## What is required
Extract, word for word, every line from the one containing "Output the web" through the one containing "INK, width: 1.6", with both end lines kept.
══ Data rows ══
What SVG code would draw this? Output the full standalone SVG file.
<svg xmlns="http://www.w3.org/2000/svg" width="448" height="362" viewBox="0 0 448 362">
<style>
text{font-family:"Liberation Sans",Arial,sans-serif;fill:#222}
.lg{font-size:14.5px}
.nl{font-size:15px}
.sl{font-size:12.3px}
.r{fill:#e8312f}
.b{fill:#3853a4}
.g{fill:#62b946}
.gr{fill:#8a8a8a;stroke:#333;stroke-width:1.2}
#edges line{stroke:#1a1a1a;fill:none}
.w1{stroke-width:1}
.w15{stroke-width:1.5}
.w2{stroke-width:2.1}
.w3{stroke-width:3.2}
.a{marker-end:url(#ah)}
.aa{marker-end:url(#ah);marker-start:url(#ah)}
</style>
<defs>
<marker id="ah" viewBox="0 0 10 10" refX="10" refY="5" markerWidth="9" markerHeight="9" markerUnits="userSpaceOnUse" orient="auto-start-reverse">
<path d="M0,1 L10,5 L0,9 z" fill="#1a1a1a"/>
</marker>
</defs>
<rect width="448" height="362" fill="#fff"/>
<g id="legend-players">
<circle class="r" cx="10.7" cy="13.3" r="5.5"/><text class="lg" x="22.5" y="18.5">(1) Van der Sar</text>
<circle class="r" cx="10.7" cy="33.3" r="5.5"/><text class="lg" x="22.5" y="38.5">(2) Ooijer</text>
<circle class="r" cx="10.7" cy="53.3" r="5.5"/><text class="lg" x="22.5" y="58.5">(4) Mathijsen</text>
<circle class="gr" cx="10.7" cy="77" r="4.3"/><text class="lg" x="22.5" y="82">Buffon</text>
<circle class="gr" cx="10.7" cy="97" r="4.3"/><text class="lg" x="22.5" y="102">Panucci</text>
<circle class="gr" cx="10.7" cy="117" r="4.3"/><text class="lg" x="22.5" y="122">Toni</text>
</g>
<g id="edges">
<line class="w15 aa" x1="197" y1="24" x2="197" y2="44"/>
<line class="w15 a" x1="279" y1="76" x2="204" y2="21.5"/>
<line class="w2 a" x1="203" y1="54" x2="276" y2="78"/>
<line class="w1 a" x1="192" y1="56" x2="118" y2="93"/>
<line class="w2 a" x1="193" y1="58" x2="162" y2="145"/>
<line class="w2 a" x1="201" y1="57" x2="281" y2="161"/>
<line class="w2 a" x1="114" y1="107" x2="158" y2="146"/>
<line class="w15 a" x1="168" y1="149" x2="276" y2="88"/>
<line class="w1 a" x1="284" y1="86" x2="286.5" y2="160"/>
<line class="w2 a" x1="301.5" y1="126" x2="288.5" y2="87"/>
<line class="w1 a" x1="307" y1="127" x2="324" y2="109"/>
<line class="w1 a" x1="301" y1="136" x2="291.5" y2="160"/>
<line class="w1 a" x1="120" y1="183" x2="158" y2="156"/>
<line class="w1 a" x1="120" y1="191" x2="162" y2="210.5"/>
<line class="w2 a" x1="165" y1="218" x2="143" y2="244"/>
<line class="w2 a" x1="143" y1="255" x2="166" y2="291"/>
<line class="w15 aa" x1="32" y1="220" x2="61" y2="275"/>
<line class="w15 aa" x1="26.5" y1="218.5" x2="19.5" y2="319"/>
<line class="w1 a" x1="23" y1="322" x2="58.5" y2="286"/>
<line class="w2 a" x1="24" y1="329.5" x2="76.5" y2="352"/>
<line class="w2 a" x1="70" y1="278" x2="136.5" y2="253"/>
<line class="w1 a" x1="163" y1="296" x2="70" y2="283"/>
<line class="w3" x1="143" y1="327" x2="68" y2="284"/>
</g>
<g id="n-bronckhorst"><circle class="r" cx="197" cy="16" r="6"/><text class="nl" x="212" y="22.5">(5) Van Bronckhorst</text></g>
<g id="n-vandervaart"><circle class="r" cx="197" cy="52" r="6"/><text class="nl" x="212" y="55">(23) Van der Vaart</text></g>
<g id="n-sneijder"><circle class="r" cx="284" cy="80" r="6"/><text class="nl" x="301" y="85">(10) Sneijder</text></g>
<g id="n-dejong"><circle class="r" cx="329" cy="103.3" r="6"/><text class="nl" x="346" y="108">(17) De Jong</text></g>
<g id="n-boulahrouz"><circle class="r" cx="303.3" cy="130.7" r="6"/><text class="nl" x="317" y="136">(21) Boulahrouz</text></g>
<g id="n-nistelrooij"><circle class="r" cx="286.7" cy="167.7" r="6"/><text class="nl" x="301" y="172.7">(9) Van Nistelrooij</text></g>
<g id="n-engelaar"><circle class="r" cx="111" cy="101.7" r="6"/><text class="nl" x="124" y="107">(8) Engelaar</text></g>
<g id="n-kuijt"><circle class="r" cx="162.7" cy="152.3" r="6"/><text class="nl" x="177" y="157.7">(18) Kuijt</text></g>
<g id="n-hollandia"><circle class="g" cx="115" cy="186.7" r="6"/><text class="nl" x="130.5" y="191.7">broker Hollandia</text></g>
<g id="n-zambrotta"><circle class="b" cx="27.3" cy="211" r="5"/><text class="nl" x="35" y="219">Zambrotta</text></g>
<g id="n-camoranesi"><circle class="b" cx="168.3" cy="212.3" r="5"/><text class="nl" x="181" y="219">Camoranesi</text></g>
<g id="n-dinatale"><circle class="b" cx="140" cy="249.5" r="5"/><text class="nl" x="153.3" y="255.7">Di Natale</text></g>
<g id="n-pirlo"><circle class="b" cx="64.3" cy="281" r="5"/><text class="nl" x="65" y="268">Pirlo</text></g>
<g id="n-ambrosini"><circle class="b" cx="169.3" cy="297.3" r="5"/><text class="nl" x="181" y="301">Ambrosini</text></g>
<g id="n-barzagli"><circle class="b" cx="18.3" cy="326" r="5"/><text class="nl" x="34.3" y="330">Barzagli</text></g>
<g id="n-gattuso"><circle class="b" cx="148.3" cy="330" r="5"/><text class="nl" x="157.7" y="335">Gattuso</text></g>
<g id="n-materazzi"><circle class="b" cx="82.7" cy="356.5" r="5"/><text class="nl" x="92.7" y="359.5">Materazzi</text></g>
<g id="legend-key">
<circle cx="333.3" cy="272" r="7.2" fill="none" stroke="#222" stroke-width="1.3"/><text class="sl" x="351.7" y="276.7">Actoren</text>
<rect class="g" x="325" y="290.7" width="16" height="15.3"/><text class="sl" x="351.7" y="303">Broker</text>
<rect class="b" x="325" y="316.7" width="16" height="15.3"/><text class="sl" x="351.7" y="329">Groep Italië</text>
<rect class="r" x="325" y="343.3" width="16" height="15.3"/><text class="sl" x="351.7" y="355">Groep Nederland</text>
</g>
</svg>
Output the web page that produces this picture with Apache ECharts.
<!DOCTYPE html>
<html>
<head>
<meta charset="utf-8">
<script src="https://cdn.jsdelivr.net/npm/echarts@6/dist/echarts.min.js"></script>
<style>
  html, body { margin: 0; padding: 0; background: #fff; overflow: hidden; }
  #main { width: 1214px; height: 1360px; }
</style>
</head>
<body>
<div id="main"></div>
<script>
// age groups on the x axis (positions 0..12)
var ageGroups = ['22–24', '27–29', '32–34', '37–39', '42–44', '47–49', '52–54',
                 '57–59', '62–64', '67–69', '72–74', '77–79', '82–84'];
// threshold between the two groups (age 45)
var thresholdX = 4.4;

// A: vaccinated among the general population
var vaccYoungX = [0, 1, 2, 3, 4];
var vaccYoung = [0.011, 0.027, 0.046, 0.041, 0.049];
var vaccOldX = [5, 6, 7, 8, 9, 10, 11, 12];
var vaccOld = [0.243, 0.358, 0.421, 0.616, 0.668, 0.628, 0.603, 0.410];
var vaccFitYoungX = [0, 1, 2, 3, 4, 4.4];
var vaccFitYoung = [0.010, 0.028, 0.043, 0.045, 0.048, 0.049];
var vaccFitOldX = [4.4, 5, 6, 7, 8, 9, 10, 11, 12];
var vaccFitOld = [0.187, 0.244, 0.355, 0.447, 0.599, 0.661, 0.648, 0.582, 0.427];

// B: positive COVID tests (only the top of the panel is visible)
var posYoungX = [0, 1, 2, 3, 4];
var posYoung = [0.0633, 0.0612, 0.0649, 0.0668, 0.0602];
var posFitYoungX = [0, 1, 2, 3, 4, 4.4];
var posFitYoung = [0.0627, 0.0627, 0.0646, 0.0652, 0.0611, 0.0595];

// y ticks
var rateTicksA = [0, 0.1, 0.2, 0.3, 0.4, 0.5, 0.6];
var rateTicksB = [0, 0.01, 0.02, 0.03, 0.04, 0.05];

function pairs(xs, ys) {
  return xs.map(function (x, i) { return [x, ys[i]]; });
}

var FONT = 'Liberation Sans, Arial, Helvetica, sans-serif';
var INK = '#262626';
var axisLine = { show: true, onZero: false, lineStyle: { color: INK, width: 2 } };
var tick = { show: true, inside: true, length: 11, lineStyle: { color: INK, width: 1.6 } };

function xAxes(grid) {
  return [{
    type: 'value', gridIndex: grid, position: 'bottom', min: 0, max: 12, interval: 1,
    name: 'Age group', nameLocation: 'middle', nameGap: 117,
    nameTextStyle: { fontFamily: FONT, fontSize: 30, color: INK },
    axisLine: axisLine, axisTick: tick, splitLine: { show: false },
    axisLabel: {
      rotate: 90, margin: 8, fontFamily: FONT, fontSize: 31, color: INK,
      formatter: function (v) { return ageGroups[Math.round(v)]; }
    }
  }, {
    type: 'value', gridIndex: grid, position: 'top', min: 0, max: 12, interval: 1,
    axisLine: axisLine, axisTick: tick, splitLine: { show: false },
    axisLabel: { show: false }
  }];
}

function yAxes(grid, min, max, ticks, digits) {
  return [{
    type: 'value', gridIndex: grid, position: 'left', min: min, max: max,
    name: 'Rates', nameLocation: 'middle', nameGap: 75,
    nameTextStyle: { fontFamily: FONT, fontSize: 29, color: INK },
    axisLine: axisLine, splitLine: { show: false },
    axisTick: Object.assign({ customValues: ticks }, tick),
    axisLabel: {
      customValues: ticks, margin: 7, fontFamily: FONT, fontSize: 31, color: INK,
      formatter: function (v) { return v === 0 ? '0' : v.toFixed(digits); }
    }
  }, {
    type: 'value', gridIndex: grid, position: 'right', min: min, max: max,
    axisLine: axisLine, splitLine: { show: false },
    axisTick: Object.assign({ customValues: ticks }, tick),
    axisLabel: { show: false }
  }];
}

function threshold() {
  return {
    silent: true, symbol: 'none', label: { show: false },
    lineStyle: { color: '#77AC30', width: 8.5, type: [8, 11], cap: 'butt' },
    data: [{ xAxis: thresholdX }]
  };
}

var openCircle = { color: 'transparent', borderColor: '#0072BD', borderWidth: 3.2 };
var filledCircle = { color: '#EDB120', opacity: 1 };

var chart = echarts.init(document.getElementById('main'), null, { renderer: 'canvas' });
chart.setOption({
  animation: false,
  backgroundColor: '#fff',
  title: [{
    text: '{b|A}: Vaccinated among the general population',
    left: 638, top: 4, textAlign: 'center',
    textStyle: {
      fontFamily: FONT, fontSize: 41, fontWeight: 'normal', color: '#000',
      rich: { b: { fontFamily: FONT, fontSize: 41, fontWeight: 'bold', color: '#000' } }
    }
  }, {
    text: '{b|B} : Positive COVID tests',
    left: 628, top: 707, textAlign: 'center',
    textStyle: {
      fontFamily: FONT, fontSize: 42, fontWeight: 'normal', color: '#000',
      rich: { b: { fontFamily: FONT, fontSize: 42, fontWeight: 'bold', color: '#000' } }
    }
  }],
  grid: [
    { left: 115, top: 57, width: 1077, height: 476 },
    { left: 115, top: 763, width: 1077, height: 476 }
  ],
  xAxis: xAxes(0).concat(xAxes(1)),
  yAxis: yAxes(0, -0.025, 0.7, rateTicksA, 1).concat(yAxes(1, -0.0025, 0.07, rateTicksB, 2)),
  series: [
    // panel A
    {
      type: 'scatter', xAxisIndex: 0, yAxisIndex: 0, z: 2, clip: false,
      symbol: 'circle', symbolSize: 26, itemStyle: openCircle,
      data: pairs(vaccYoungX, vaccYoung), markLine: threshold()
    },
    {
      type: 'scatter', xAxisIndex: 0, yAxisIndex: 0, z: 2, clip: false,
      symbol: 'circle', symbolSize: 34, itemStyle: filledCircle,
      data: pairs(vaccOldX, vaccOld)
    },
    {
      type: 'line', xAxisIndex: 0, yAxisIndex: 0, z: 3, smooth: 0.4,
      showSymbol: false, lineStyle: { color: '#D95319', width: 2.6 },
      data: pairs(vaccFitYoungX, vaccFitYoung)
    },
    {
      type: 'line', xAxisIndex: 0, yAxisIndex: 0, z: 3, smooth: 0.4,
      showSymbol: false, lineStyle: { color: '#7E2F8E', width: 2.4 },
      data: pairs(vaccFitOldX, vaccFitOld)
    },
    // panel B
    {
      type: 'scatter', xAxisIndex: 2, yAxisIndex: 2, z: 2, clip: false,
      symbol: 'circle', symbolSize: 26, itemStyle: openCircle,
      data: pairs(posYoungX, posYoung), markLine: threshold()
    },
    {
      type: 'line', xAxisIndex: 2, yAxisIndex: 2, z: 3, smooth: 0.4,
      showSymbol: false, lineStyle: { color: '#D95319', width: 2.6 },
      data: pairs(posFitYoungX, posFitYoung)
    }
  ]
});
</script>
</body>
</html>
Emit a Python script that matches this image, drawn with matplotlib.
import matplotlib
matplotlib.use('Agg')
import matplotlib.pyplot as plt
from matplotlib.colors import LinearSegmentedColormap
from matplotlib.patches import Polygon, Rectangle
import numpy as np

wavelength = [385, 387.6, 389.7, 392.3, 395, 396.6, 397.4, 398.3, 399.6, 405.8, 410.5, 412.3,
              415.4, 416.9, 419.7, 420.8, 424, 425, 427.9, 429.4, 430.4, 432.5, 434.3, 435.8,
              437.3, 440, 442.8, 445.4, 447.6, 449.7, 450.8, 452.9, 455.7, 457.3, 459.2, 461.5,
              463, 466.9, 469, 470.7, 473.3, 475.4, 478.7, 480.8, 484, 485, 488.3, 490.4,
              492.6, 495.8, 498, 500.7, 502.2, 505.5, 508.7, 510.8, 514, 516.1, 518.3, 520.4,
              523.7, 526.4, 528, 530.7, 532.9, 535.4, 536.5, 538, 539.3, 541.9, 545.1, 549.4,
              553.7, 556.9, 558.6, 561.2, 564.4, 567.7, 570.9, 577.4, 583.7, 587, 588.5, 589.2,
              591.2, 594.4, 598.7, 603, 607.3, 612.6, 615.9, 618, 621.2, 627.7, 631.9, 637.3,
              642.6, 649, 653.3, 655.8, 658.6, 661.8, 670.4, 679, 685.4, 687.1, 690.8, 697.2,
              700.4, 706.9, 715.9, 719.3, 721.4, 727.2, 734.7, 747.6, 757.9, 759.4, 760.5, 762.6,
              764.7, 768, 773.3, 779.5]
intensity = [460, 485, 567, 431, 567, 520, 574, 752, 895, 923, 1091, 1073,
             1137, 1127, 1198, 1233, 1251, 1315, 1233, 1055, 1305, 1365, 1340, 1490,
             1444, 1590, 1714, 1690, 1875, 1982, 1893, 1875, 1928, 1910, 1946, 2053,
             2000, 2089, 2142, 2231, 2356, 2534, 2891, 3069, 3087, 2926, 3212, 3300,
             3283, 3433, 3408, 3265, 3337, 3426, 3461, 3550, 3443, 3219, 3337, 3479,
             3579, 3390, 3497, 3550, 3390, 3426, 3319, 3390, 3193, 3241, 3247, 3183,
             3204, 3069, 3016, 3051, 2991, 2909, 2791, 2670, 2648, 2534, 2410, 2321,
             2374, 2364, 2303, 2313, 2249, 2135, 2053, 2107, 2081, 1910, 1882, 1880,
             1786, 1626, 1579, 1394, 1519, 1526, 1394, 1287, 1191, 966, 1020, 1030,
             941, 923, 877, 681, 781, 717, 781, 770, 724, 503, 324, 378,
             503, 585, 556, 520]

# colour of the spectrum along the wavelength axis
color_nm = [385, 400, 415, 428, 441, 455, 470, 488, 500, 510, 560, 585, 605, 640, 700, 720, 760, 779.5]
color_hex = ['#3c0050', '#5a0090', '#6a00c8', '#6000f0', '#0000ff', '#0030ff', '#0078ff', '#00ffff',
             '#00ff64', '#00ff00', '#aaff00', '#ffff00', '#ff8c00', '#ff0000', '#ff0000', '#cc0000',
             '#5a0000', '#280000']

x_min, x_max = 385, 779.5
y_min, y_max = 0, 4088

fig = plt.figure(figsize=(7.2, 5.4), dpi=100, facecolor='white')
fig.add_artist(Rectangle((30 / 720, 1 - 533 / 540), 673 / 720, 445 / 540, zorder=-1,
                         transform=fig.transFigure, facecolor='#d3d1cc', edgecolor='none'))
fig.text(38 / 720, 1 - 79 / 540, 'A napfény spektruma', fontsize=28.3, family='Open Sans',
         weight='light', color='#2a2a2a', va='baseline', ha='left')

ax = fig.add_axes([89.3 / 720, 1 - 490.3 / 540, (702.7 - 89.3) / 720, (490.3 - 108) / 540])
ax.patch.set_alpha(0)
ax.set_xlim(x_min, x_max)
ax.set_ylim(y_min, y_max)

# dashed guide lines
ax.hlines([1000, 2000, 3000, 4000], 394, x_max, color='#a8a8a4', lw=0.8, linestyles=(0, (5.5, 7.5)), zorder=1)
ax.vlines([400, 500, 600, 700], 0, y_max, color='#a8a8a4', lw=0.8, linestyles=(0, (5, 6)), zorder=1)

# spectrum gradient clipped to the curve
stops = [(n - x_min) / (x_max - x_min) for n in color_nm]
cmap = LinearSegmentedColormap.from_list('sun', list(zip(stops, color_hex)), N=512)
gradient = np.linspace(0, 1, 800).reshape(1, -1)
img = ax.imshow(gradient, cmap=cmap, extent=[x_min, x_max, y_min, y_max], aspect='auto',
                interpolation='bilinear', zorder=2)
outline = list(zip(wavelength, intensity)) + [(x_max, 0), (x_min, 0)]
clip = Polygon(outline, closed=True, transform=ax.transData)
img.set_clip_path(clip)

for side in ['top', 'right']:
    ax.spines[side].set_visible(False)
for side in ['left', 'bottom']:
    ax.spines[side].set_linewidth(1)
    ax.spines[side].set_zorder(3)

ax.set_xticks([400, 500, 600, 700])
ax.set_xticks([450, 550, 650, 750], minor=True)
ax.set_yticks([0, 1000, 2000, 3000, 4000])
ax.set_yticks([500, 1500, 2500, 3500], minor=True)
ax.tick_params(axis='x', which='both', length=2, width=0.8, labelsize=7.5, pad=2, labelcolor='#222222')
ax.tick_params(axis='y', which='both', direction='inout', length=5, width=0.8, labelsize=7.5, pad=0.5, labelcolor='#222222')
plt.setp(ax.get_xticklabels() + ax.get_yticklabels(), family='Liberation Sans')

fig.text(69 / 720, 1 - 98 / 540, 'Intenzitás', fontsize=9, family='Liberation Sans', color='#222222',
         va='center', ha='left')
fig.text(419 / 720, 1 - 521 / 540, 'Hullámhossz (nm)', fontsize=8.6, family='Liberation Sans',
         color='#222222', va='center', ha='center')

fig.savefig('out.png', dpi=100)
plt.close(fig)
═══
## Exercise result
Output the web page that produces this picture with Apache ECharts.
<!DOCTYPE html>
<html>
<head>
<meta charset="utf-8">
<script src="https://cdn.jsdelivr.net/npm/echarts@6/dist/echarts.min.js"></script>
<style>
  html, body { margin: 0; padding: 0; background: #fff; overflow: hidden; }
  #main { width: 1214px; height: 1360px; }
</style>
</head>
<body>
<div id="main"></div>
<script>
// age groups on the x axis (positions 0..12)
var ageGroups = ['22–24', '27–29', '32–34', '37–39', '42–44', '47–49', '52–54',
                 '57–59', '62–64', '67–69', '72–74', '77–79', '82–84'];
// threshold between the two groups (age 45)
var thresholdX = 4.4;

// A: vaccinated among the general population
var vaccYoungX = [0, 1, 2, 3, 4];
var vaccYoung = [0.011, 0.027, 0.046, 0.041, 0.049];
var vaccOldX = [5, 6, 7, 8, 9, 10, 11, 12];
var vaccOld = [0.243, 0.358, 0.421, 0.616, 0.668, 0.628, 0.603, 0.410];
var vaccFitYoungX = [0, 1, 2, 3, 4, 4.4];
var vaccFitYoung = [0.010, 0.028, 0.043, 0.045, 0.048, 0.049];
var vaccFitOldX = [4.4, 5, 6, 7, 8, 9, 10, 11, 12];
var vaccFitOld = [0.187, 0.244, 0.355, 0.447, 0.599, 0.661, 0.648, 0.582, 0.427];

// B: positive COVID tests (only the top of the panel is visible)
var posYoungX = [0, 1, 2, 3, 4];
var posYoung = [0.0633, 0.0612, 0.0649, 0.0668, 0.0602];
var posFitYoungX = [0, 1, 2, 3, 4, 4.4];
var posFitYoung = [0.0627, 0.0627, 0.0646, 0.0652, 0.0611, 0.0595];

// y ticks
var rateTicksA = [0, 0.1, 0.2, 0.3, 0.4, 0.5, 0.6];
var rateTicksB = [0, 0.01, 0.02, 0.03, 0.04, 0.05];

function pairs(xs, ys) {
  return xs.map(function (x, i) { return [x, ys[i]]; });
}

var FONT = 'Liberation Sans, Arial, Helvetica, sans-serif';
var INK = '#262626';
var axisLine = { show: true, onZero: false, lineStyle: { color: INK, width: 2 } };
var tick = { show: true, inside: true, length: 11, lineStyle: { color: INK, width: 1.6 } };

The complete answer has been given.